▶ PROBLEM STATEMENT: Set down only those lines that fall from the line containing "Emit a LaTeX" through the line containing "(r2) at (753,750);", unchanged and without pictures.

# START OF SUPPLIED RECORDS

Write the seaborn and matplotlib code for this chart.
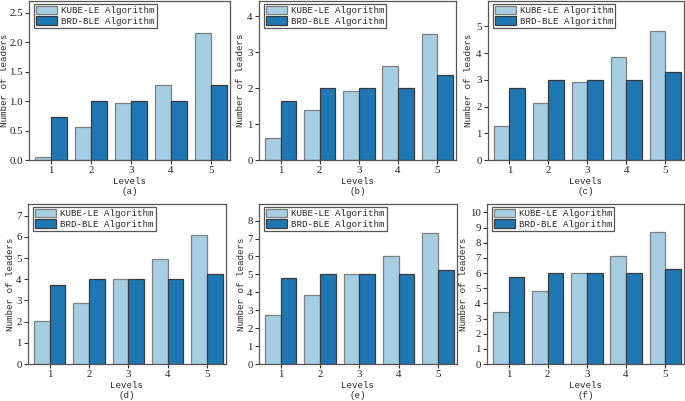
import pandas as pd
import matplotlib
matplotlib.use('Agg')
import matplotlib.pyplot as plt
import seaborn as sns

sns.set_style('ticks')
plt.rcParams['font.family'] = ['Liberation Mono', 'DejaVu Sans Mono']
plt.rcParams['font.size'] = 6.6

# values
levels = ['1', '2', '3', '4', '5']
algorithms = ['KUBE-LE Algorithm', 'BRD-BLE Algorithm']
panel_names = ['(a)', '(b)', '(c)', '(d)', '(e)', '(f)']

kube_a = [0.05, 0.56, 0.96, 1.28, 2.15]
brd_a = [0.73, 1.00, 1.00, 1.00, 1.27]
kube_b = [0.60, 1.38, 1.93, 2.62, 3.50]
brd_b = [1.63, 2.00, 2.00, 2.00, 2.38]
kube_c = [1.27, 2.15, 2.92, 3.85, 4.83]
brd_c = [2.70, 3.00, 3.00, 3.00, 3.30]
kube_d = [2.05, 2.90, 4.00, 4.97, 6.08]
brd_d = [3.75, 4.00, 4.00, 4.00, 4.25]
kube_e = [2.72, 3.83, 5.00, 6.05, 7.33]
brd_e = [4.78, 5.00, 5.00, 5.00, 5.22]
kube_f = [3.45, 4.80, 5.98, 7.10, 8.68]
brd_f = [5.73, 6.00, 6.00, 6.00, 6.27]

kube_all = [kube_a, kube_b, kube_c, kube_d, kube_e, kube_f]
brd_all = [brd_a, brd_b, brd_c, brd_d, brd_e, brd_f]

y_tops = [2.7, 4.43, 5.95, 7.55, 8.93, 10.55]
y_ticks = [
    [0.0, 0.5, 1.0, 1.5, 2.0, 2.5],
    [0, 1, 2, 3, 4],
    [0, 1, 2, 3, 4, 5],
    [0, 1, 2, 3, 4, 5, 6, 7],
    [0, 1, 2, 3, 4, 5, 6, 7, 8],
    [0, 1, 2, 3, 4, 5, 6, 7, 8, 9, 10],
]

colors = ['#a6cee3', '#1f78b4']

W, H = 685, 401
# axes boxes in pixels: left, top, right, bottom
boxes = [
    (29, 1, 230, 160),
    (259, 1, 456, 160),
    (488, 1, 684, 160),
    (28, 204, 226, 364),
    (259, 204, 457, 364),
    (487, 204, 684, 364),
]
# x pixel of the right edge of the y label in each panel
ylabel_x = [9, 245, 473, 15, 246, 468]

fig = plt.figure(figsize=(W / 100, H / 100), dpi=100)

for i in range(6):
    l, t, r, b = boxes[i]
    ax = fig.add_axes([l / W, 1 - b / H, (r - l) / W, (b - t) / H])
    df = pd.DataFrame({
        'Levels': levels * 2,
        'Number': kube_all[i] + brd_all[i],
        'Algorithm': [algorithms[0]] * 5 + [algorithms[1]] * 5,
    })
    sns.barplot(data=df, x='Levels', y='Number', hue='Algorithm',
                palette=colors, edgecolor='#3a3a3a', linewidth=0.9,
                saturation=1, ax=ax)
    for bar in ax.patches:
        if bar.get_facecolor()[:3] == matplotlib.colors.to_rgb(colors[0]):
            bar.set_edgecolor('#7f7f7f')
    ax.set_xlim(-0.55, 4.48)
    ax.set_ylim(0, y_tops[i])
    ax.set_yticks(y_ticks[i])
    if i == 0:
        ax.set_yticklabels(['%.1f' % v for v in y_ticks[i]])
    ax.set_xlabel('Levels\n' + panel_names[i], labelpad=1, linespacing=1.2)
    ax.set_ylabel('Number of leaders')
    ax.yaxis.set_label_coords((ylabel_x[i] - l) / (r - l), 0.5)
    ax.tick_params(direction='out', length=3, width=0.8, pad=1.5,
                   colors='#333333', labelcolor='#222222')
    for lab in ax.get_xticklabels() + ax.get_yticklabels():
        lab.set_fontfamily(['Liberation Serif', 'DejaVu Serif'])
        lab.set_fontsize(7.8)
    for s in ax.spines.values():
        s.set_visible(True)
        s.set_color('#555555')
        s.set_linewidth(0.9)
    handles, labels = ax.get_legend_handles_labels()
    leg = ax.legend(handles, labels, loc='upper left',
                    bbox_to_anchor=(0.012, 1.0), fancybox=False,
                    framealpha=1, edgecolor='#555555', handlelength=2.3,
                    handleheight=1.1, labelspacing=0.12, handletextpad=0.45,
                    borderpad=0.2, borderaxespad=0.3)
    leg.get_frame().set_linewidth(0.9)

fig.savefig('out.png', dpi=100)
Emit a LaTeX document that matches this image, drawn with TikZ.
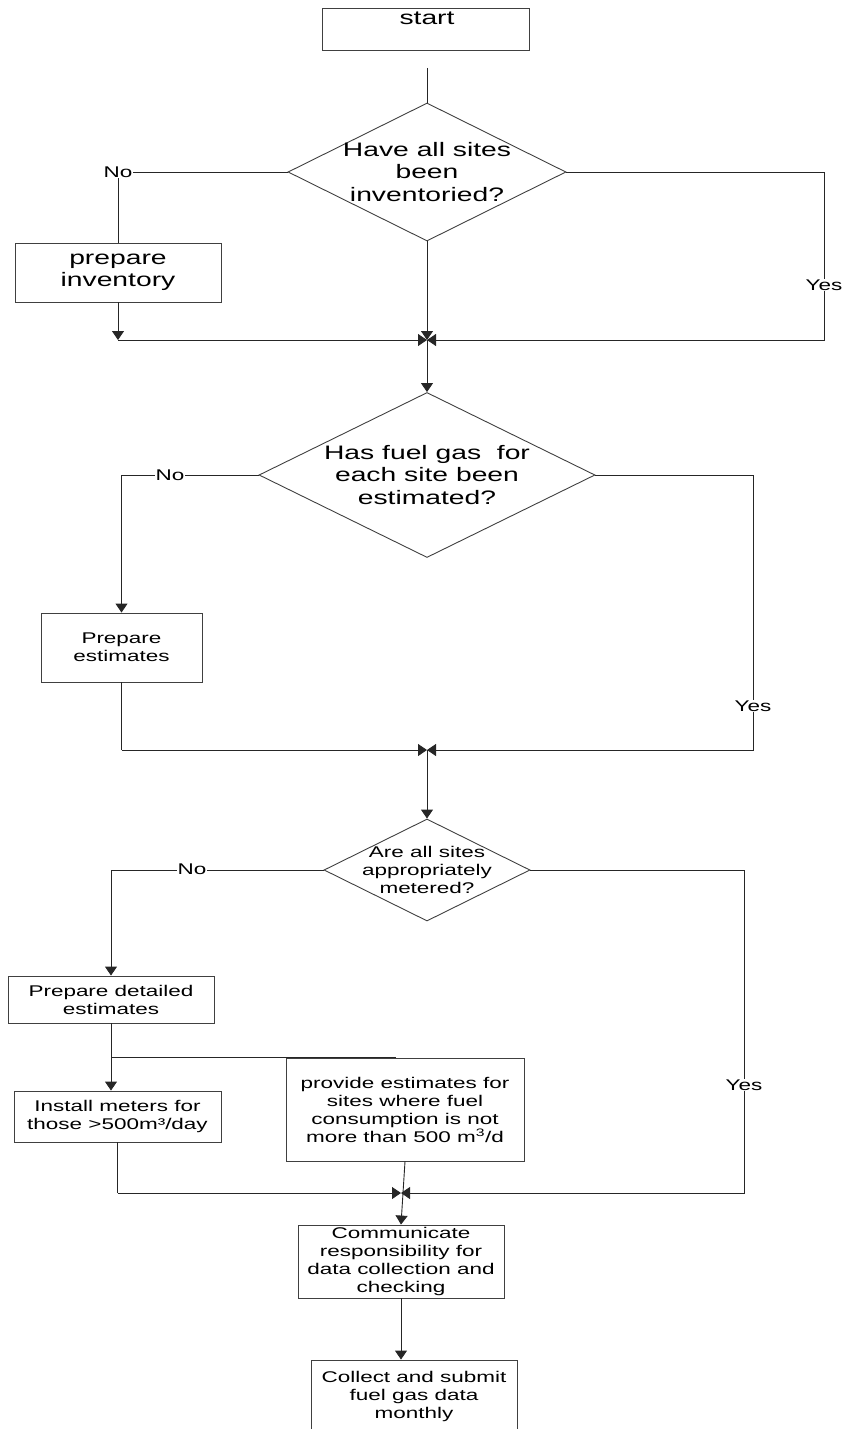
\documentclass[tikz,border=0pt]{standalone}
\usepackage{fontspec}
\setmainfont{Liberation Sans}[FakeStretch=1.45]
\usepackage{tikz}
\usetikzlibrary{calc}
\usetikzlibrary{shapes}
\usetikzlibrary{arrows.meta}
\newcommand{\bigtxt}{\fontsize{19.5}{22.5}\selectfont}
\newcommand{\smalltxt}{\fontsize{15.5}{18}\selectfont}
\tikzset{
  flow/.style={draw=black!85,line width=0.9pt},
  arr/.style={flow,-{Triangle[length=9pt,width=12pt]}}
}
\newcommand{\procbox}[7]{\node[shape=rectangle,draw=black!75,line width=0.9pt,fill=white,inner sep=0pt,minimum width=#4,minimum height=#5,align=center,font=#6] (#1) at ( #2 , #3 ) {#7};}
\newcommand{\decision}[7]{\node[shape=diamond,draw=black!75,line width=0.9pt,inner sep=0pt,minimum width=#4,minimum height=#5] (#1) at ( #2 , #3 ) {}; \node[align=center,font=#6,inner sep=0pt] (#1-t) at ( #2 , #3 ) {#7};}
\newcommand{\branch}[3]{\node[fill=white,inner sep=1pt,font=\smalltxt] (#1) at ( #2 ) {#3};}

\begin{document}
\begin{tikzpicture}[x=1pt,y=-1pt]
        \path[use as bounding box,clip] (0,0) rectangle (846,1429);

        % start
        \procbox{start}{425.5}{29}{207}{42}{\bigtxt}{}
        \node[font=\bigtxt] (start-t) at (427,18) {start};
        \coordinate (s0) at (427,68);

        % question 1
        \decision{q1}{427}{172}{278}{138}{\bigtxt}{Have all sites\\been\\inventoried?}
        \procbox{inv}{118}{272.5}{206}{59}{\bigtxt}{prepare\\inventory}
        \coordinate (c1) at (118,340);
        \coordinate (j1) at (427,340);
        \coordinate (r1) at (824,340);

        % question 2
        \decision{q2}{427}{475}{336}{165}{\bigtxt}{Has fuel gas\ \ for\\each site been\\estimated?}
        \procbox{est}{121.5}{647.5}{161}{69}{\smalltxt}{Prepare\\estimates}
        \coordinate (c2) at (121.5,750);
        \coordinate (j2) at (427,750);
        \coordinate (r2) at (753,750);

        % question 3
        \decision{q3}{427}{870}{206}{102}{\smalltxt}{Are all sites\\appropriately\\metered?}
        \procbox{det}{111}{999.5}{206}{47}{\smalltxt}{Prepare detailed\\estimates}
        \procbox{inst}{117.5}{1116.5}{207}{51}{\smalltxt}{Install meters for\\those >500m³/day}
        \procbox{prov}{405}{1109.5}{238}{103}{\smalltxt}{provide estimates for\\sites where fuel\\consumption is not\\more than 500 m\textsuperscript{3}/d}
        \coordinate (sp) at (111,1057);
        \coordinate (p1) at (396,1057);
        \coordinate (c3) at (117.5,1193);
        \coordinate (j3) at (401,1193);
        \coordinate (r3) at (744,1193);

        % last steps
        \procbox{comm}{401}{1261.5}{206}{73}{\smalltxt}{Communicate\\responsibility for\\data collection and\\checking}
        \procbox{coll}{414}{1396}{206}{72}{\smalltxt}{Collect and submit\\fuel gas data\\monthly}

        % connectors q1
        \draw[flow] (s0) -- (q1.north);
        \draw[flow] (q1.west) -| (inv.north);
        \draw[arr] (inv.south) -- (c1);
        \draw[arr] (c1) -- (j1);
        \draw[arr] (q1.south) -- (j1);
        \draw[arr] (q1.east) -| (r1) -- (j1);
        \draw[arr] (j1) -- (q2.north);
        \branch{no1}{118,172}{No}
        \branch{yes1}{824,285}{Yes}

        % connectors q2
        \draw[arr] (q2.west) -| (est.north);
        \draw[flow] (est.south) -- (c2);
        \draw[arr] (c2) -- (j2);
        \draw[arr] (q2.east) -| (r2) -- (j2);
        \draw[arr] (j2) -- (q3.north);
        \branch{no2}{170,475}{No}
        \branch{yes2}{753,706}{Yes}

        % connectors q3
        \draw[arr] (q3.west) -| (det.north);
        \draw[flow] (det.south) -- (sp) -- (p1);
        \draw[arr] (sp) -- (sp |- inst.north);
        \draw[flow] (inst.south) -- (c3);
        \draw[arr] (c3) -- (j3);
        \draw[arr] (q3.east) -| (r3) -- (j3);
        \draw[arr] (prov.south) -- (comm.north);
        \draw[arr] (comm.south) -- (comm.south |- coll.north);
        \branch{no3}{192,869}{No}
        \branch{yes3}{744,1085}{Yes}
\end{tikzpicture}
\end{document}
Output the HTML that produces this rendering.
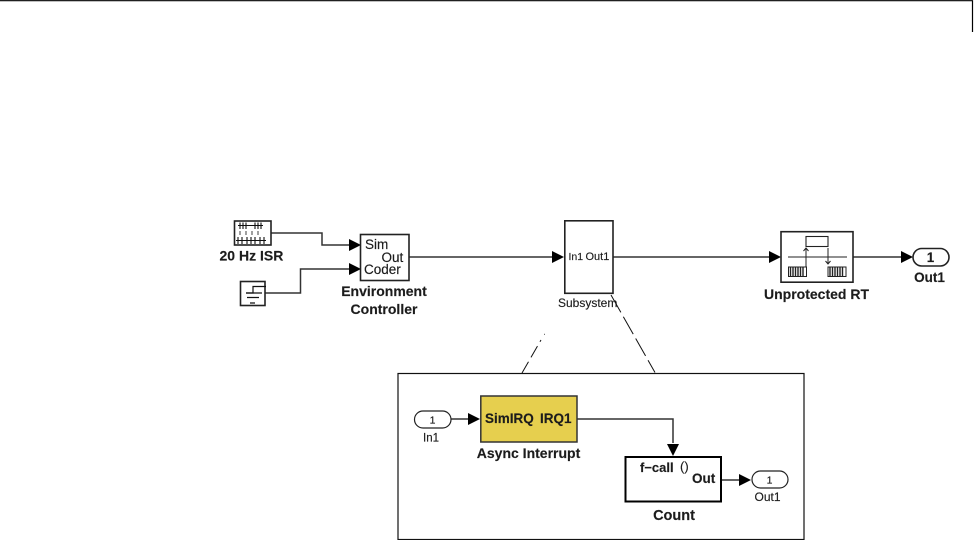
<!DOCTYPE html>
<html>
<head>
<meta charset="utf-8">
<style>
html,body{margin:0;padding:0;background:#fff;}
svg{display:block;}
text{font-family:"Liberation Sans",sans-serif;fill:#1c1c1c;stroke:#1c1c1c;stroke-width:0.15px;}
.b{font-weight:bold;font-size:14px;}
.w{fill:none;stroke:#333;stroke-width:1.5;}
.k{fill:none;stroke:#111;stroke-width:1.2;}
.box{fill:#fff;stroke:#222;stroke-width:1.6;}
</style>
</head>
<body>
<svg width="974" height="540" viewBox="0 0 974 540" xmlns="http://www.w3.org/2000/svg">
<rect width="974" height="540" fill="#fff"/>
<!-- page rule -->
<path d="M0 0.7H972.5V32" fill="none" stroke="#000" stroke-width="1.2"/>

<!-- wires -->
<path class="w" d="M271 233H322V245H350"/>
<path class="w" d="M265 293H300.500V269H350"/>
<path class="w" d="M409 257H552"/>
<path class="w" d="M613 257H770"/>
<path class="w" d="M853 257H902"/>

<!-- arrowheads -->
<g fill="#000">
<path d="M349 239L361 245L349 251Z"/>
<path d="M349 263L361 269L349 275Z"/>
<path d="M552 251L564 257L552 263Z"/>
<path d="M769 251L781 257L769 263Z"/>
<path d="M901 251L913 257L901 263Z"/>
</g>

<!-- 20 Hz ISR -->
<rect class="box" x="234.500" y="221" width="36.500" height="24"/>
<g stroke="#111" stroke-width="1.100" fill="none">
<path d="M238 225.500H263"/>
<path d="M240 222.500V229M243 222.500V229M246 222.500V229M255 222.500V229M258 222.500V229M261 222.500V229"/>
<path d="M236 240.500H266"/>
<path d="M238 237V244M242 237V244M247 237V244M251 237V244M255 237V244M260 237V244M264 237V244"/>
<path d="M240 231V235M246 231V235M252 231V235M258 231V235" stroke-width="0.800"/>
</g>
<text class="b" x="219.500" y="260.500" style="font-size:14px">20 Hz ISR</text>

<!-- Ground / source block -->
<rect class="box" x="240.500" y="281.500" width="24.500" height="24"/>
<path class="k" d="M246 293H253V286.500H266"/>
<path class="k" d="M246 293H262M247 297.500H259M250 303H255"/>

<!-- Environment Controller -->
<rect class="box" x="360.500" y="234.500" width="48.500" height="46"/>
<text x="365" y="249" style="font-size:13.500px">Sim</text>
<text x="381.500" y="262" style="font-size:13.500px">Out</text>
<text x="364" y="274" style="font-size:13.500px">Coder</text>
<text class="b" x="384" y="296" text-anchor="middle" style="font-size:14px">Environment</text>
<text class="b" x="384" y="314" text-anchor="middle" style="font-size:14px">Controller</text>

<!-- Subsystem -->
<rect class="box" x="564.800" y="220.800" width="48.200" height="72.500"/>
<text x="568.500" y="260" style="font-size:10.500px">In1</text>
<text x="585.500" y="260" style="font-size:11px">Out1</text>
<text x="558" y="307" style="font-size:12px">Subsystem</text>

<!-- Unprotected RT -->
<rect class="box" x="781" y="231.700" width="72" height="50.500"/>
<rect x="806" y="236.500" width="22" height="10" fill="#fff" stroke="#222" stroke-width="1.100"/>
<path d="M788 257H847" stroke="#222" stroke-width="1.100"/>
<path d="M806 267V248M803.500 251L806 248L808.500 251" fill="none" stroke="#222" stroke-width="1"/>
<path d="M828 248V264M825.500 261L828 264L830.500 261" fill="none" stroke="#222" stroke-width="1"/>
<g fill="#fff" stroke="#222" stroke-width="1">
<rect x="788.500" y="267" width="18" height="9.500"/>
<rect x="828" y="267" width="18" height="9.500"/>
</g>
<path d="M790.500 267V276.500M793 267V276.500M795.500 267V276.500M798 267V276.500M800.500 267V276.500M803 267V276.500M830 267V276.500M832.500 267V276.500M835 267V276.500M837.500 267V276.500M840 267V276.500M842.500 267V276.500" stroke="#222" stroke-width="1.400"/>
<text class="b" x="816.500" y="299" text-anchor="middle" style="font-size:14px">Unprotected RT</text>

<!-- Out1 port -->
<rect class="box" x="913" y="248.500" width="36" height="17.500" rx="8.700" ry="8.700"/>
<text class="b" x="930.500" y="262" text-anchor="middle" style="font-size:13.500px">1</text>
<text class="b" x="929.500" y="282" text-anchor="middle" style="font-size:13.500px">Out1</text>

<!-- Zoom dashed lines -->
<path d="M611 295L655 372.500" fill="none" stroke="#111" stroke-width="1" stroke-dasharray="20 5"/>
<path d="M522 373L541 340" fill="none" stroke="#111" stroke-width="1" stroke-dasharray="13 5 13 5"/>
<rect x="544" y="333.800" width="1" height="1" fill="#555"/>

<!-- Detail frame -->
<rect x="398" y="373.500" width="406" height="166" fill="#fff" stroke="#111" stroke-width="1.200"/>

<!-- wires in frame -->
<path class="w" d="M451 419H470"/>
<path class="w" d="M577 419H673V443"/>
<path class="w" d="M721 480H741"/>
<g fill="#000">
<path d="M468 413L480 419L468 425Z"/>
<path d="M667 444H679L673 456Z"/>
<path d="M739 474L751 480L739 486Z"/>
</g>

<!-- In1 -->
<rect x="414.500" y="411" width="36.500" height="17" rx="8.500" ry="8.500" fill="#fff" stroke="#222" stroke-width="1.200"/>
<text x="432.500" y="423.500" text-anchor="middle" style="font-size:10.500px">1</text>
<text x="431" y="441.500" text-anchor="middle" style="font-size:11.500px">In1</text>

<!-- Async Interrupt -->
<rect x="480.800" y="396" width="96.200" height="46" fill="#e6cf4e" stroke="#333" stroke-width="1.500"/>
<text class="b" x="485" y="423" style="font-size:13.500px">SimIRQ</text>
<text class="b" x="540" y="423" style="font-size:13.500px">IRQ1</text>
<text class="b" x="528.500" y="458" text-anchor="middle" style="font-size:14px">Async Interrupt</text>

<!-- Count -->
<rect x="625.500" y="457" width="95.500" height="44.500" fill="#fff" stroke="#000" stroke-width="2"/>
<text class="b" x="640" y="472" style="font-size:13px">f&#8722;call</text>
<text x="680" y="471" style="font-size:13px">()</text>
<text class="b" x="692" y="483" style="font-size:13.500px">Out</text>
<text class="b" x="674" y="520" text-anchor="middle" style="font-size:14.500px">Count</text>

<!-- Out1 small -->
<rect x="752" y="471" width="36" height="17" rx="8.500" ry="8.500" fill="#fff" stroke="#222" stroke-width="1.200"/>
<text x="769.500" y="483.500" text-anchor="middle" style="font-size:10.500px">1</text>
<text x="767.500" y="501" text-anchor="middle" style="font-size:12px">Out1</text>
</svg>
</body>
</html>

# END OF SUPPLIED RECORDS

▶ WRITTEN RESPONSE:
Emit a LaTeX document that matches this image, drawn with TikZ.
\documentclass[tikz,border=0pt]{standalone}
\usepackage{fontspec}
\setmainfont{Liberation Sans}[FakeStretch=1.45]
\usepackage{tikz}
\usetikzlibrary{calc}
\usetikzlibrary{shapes}
\usetikzlibrary{arrows.meta}
\newcommand{\bigtxt}{\fontsize{19.5}{22.5}\selectfont}
\newcommand{\smalltxt}{\fontsize{15.5}{18}\selectfont}
\tikzset{
  flow/.style={draw=black!85,line width=0.9pt},
  arr/.style={flow,-{Triangle[length=9pt,width=12pt]}}
}
\newcommand{\procbox}[7]{\node[shape=rectangle,draw=black!75,line width=0.9pt,fill=white,inner sep=0pt,minimum width=#4,minimum height=#5,align=center,font=#6] (#1) at ( #2 , #3 ) {#7};}
\newcommand{\decision}[7]{\node[shape=diamond,draw=black!75,line width=0.9pt,inner sep=0pt,minimum width=#4,minimum height=#5] (#1) at ( #2 , #3 ) {}; \node[align=center,font=#6,inner sep=0pt] (#1-t) at ( #2 , #3 ) {#7};}
\newcommand{\branch}[3]{\node[fill=white,inner sep=1pt,font=\smalltxt] (#1) at ( #2 ) {#3};}

\begin{document}
\begin{tikzpicture}[x=1pt,y=-1pt]
        \path[use as bounding box,clip] (0,0) rectangle (846,1429);

        % start
        \procbox{start}{425.5}{29}{207}{42}{\bigtxt}{}
        \node[font=\bigtxt] (start-t) at (427,18) {start};
        \coordinate (s0) at (427,68);

        % question 1
        \decision{q1}{427}{172}{278}{138}{\bigtxt}{Have all sites\\been\\inventoried?}
        \procbox{inv}{118}{272.5}{206}{59}{\bigtxt}{prepare\\inventory}
        \coordinate (c1) at (118,340);
        \coordinate (j1) at (427,340);
        \coordinate (r1) at (824,340);

        % question 2
        \decision{q2}{427}{475}{336}{165}{\bigtxt}{Has fuel gas\ \ for\\each site been\\estimated?}
        \procbox{est}{121.5}{647.5}{161}{69}{\smalltxt}{Prepare\\estimates}
        \coordinate (c2) at (121.5,750);
        \coordinate (j2) at (427,750);
        \coordinate (r2) at (753,750);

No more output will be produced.